Educar en paz y para la paz
De la cultura de paz a la educación para la paz.
La educación para la paz es el proceso de enseñar y aprender acerca de las amenazas de la violencia y las estrategias para alcanzar una forma de vida significativa, tranquila, armónica y sustentable. Como propuesta educativa implica tanto una forma de pensar, una filosofía, como una manera de enseñar y aprender, un proceso formativo. En términos muy generales, educar para la paz promueve que las personas obtengan y mantengan el poder personal suficiente para cultivar conocimientos, aplicar habilidades y vivir bajo principios que transformen la violencia en comunidad productiva, cuidado solidario, compasión y reverencia por la vida.
La frase “Cultura para la Paz” se ha convertido en un lema casi ubicuo, uno al que nos podemos estar acostumbrando. Puede ser usado incluso como estrategia mercadotécnica. Las buenas intenciones venden bien: no es difícil imaginar la cerveza o el refresco de cola para la paz. La cultura es también un producto cotizable, uno que compite en el mercado de las ideas con varios apellidos: cultura financiera, deportiva, popular, académica, empresarial... Y no es el caso: la cultura para la paz no pertenece a este grupo, porque está muy por encima. Es un asunto de supervivencia básica y de máxima trascendencia.
Vivir en una sociedad caracterizada por una cultura para la paz es un deseo muy antiguo que se mantiene siempre moderno, uno que difícilmente vemos cumplido a cabalidad. Resulta entonces imprescindible defender este anhelo humano de la trivialización y la pérdida de su sentido profundo, uno que abarca aspectos tanto espirituales como filosóficos, científicos y humanistas. Lo más correcto, por el momento, es hablar de ella como aspiración, quizá la más alta y genuina de la humanidad.
La razón por la que la cultura para la paz permanece casi exclusivamente como anhelo, a pesar de su repetida presencia en el discurso político e institucional, está relacionada con su inefectividad para promover por sí misma lo que pretende. Por un lado, es demasiado fácil desear una cultura así; por el otro, es mucho muy difícil hacer operativas estas intenciones. La frase Cultura para la Paz se queda como eslogan publicitario si no tiene una base y un motor. No es posible vivir en una cultura para la paz si ésta no se enseña y se aprende, y no se puede enseñar y aprender la paz sin investigarla a fondo.
Así, la mejor forma de entender la paz es metafórica: la podemos imaginar como un triángulo cuyos vértices son la Cultura para la Paz, la Educación para la Paz y la Investigación para la Paz. Podremos vivir armónicamente y en paz si en las escuelas se enseña qué es y cómo se vive en ella, y esto sólo es posible si las y los docentes tienen qué enseñar; en otras palabras, si hay quien aumente continuamente nuestro conocimiento de esta altísima aspiración.

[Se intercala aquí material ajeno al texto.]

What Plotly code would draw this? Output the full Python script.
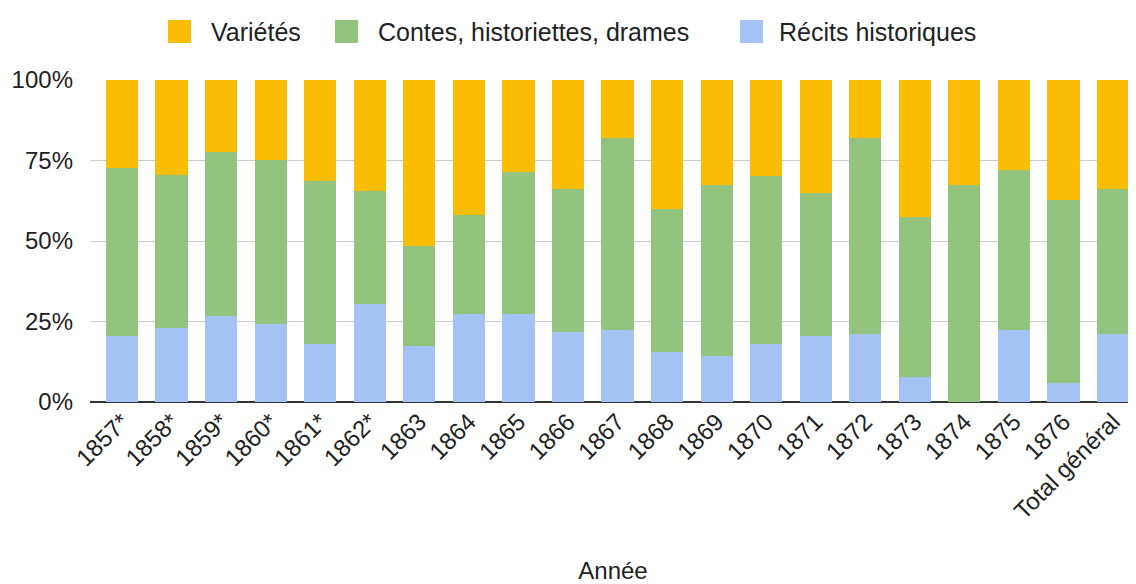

Es común encontrar planteamientos educativos que mencionen, una y otra vez, que promueven una cultura para la paz. Si en estas instituciones no hay un programa educativo explícito para lograr esa cultura y un programa efectivo de investigación que alimente esta formación, lo más probable es que se trate de una aspiración sin ningún sustento.
Las instituciones educativas quintanarroenses harían bien en incluir, de manera trasversal e integral y no como pegote, un sólido programa educativo para la paz, sostenido con esfuerzos serios de investigación. Esto es particularmente cierto alrededor de las habilidades para la resolución y transformación del conflicto. De cualquier otra forma, la frase “Cultura para la Paz” se escucha hueca, como anuncio comercial pegajoso y olvidable.
(Eduardo Suárez / Profesor-Investigador, Depto. Desarrollo Humano, Universidad del Caribe).